# sehr simple Java Spiele Platformübergreifend für Handys/PDAs



## Dodo1337 (28. Jun 2007)

Also hi erstmal ^^,
ich bin bei der Suche nach Java-Games die man über Bluetooth spielen kann auf diese Seite geraten. Seit einiger Zeit besitze ich ein neues Handy http://www.testberichte.de/test/produkt_tests_o2_xda_mini_s_p58987.html
Das Problem ist nun jedoch, mein Freund hat ein K750i von Sony Ericsson und wir finden einfach keine Spiele, die auf unseren beiden Handys laufen und über Bluetooth im Multiplayer zur Verfügung stehen. Da sein Handy keine *.exe Dateien unterstützt (ist ja auchkein Windows Mobile ^^ ) ist mir klar, dass wir dieses Problem mit Java lösen müssen. Ich selber wäre bereit Java dafür und auch für andere Zwecke zu lernen, habe nur etwas Angst, dass am Ende alles um sonst sein könnte. Es wäre nett, wenn ihr mir sagen würdet, ob dies realisierbar ist oder für immer in meinem Kopf bleiben wird xD

mfg Dodo


----------



## The_S (29. Jun 2007)

Realisierbar schon, ist ansich eigentlich kein Problem sowas zu schreiben, dafür ist Java ja da. Hast du schon Programmiererfahrung? Falls nein muss dir klar sein, dass der Lernprozess (jenachdem wie viel du tust, und wie du dich anstellst) sich über mehrere Jahre hinweg ziehen kann. Solltest du aber super talentiert und ehrgeizig sein, kann es auch genauso gut sein, dass du schon nach 3 Monaten dein 1. Game zum Laufen bringst  .


----------



## Dodo1337 (2. Jul 2007)

naja hab mitlerweile etwas erfahrung gesammelt in den Jahren.
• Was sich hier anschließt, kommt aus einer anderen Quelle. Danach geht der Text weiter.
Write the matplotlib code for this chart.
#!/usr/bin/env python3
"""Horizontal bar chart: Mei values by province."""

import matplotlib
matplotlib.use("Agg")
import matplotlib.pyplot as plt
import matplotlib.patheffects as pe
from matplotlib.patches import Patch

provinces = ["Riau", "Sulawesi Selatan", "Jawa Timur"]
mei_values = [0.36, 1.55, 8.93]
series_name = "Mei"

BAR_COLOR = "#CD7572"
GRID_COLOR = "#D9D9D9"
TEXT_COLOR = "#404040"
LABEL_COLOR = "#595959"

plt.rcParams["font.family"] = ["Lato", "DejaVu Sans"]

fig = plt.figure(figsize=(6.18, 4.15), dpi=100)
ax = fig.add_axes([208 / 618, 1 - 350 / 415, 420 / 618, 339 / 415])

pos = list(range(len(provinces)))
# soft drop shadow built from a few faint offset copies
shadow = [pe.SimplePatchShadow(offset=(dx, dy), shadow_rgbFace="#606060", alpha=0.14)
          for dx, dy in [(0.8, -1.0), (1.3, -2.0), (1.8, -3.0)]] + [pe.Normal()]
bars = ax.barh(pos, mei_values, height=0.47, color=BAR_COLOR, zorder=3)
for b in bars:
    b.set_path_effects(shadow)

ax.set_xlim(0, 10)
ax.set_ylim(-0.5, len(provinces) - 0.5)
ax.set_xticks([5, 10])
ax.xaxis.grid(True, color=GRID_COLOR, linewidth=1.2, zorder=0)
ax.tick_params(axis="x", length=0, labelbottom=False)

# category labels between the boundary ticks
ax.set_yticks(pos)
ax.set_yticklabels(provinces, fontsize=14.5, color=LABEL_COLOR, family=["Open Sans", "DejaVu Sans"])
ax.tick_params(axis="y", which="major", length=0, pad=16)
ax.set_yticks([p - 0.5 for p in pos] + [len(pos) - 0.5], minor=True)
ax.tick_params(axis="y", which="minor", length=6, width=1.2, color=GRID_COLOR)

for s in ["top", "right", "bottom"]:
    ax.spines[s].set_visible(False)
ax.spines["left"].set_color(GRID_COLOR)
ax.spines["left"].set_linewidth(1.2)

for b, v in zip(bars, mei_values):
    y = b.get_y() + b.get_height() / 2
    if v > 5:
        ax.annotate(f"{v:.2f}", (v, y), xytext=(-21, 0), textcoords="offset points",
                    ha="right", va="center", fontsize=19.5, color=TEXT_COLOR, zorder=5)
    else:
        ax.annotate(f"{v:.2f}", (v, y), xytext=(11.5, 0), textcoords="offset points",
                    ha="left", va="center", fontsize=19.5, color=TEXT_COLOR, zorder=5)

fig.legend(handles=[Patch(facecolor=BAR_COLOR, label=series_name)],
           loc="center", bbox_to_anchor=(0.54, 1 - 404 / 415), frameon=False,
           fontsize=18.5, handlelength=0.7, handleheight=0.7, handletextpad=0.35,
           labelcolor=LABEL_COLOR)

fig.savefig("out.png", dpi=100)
HTML, PHP, C++ alles so ein bisschen ^-^ werd mal sehen, vllt setzt ich mich mit java auch mal auseinander  wenns spaß macht gerne auch 4-5 Stunden am Tag xD. Wäre nett, wenn mir jemand einen Link zu nem Tutorial mit Beispiele geben könnte


----------



## The_S (2. Jul 2007)

Äh ... wie wärs mit unserem extra Forum "Bücher/Tutorials/Links"? Oder einen Blick in die FAQ?


----------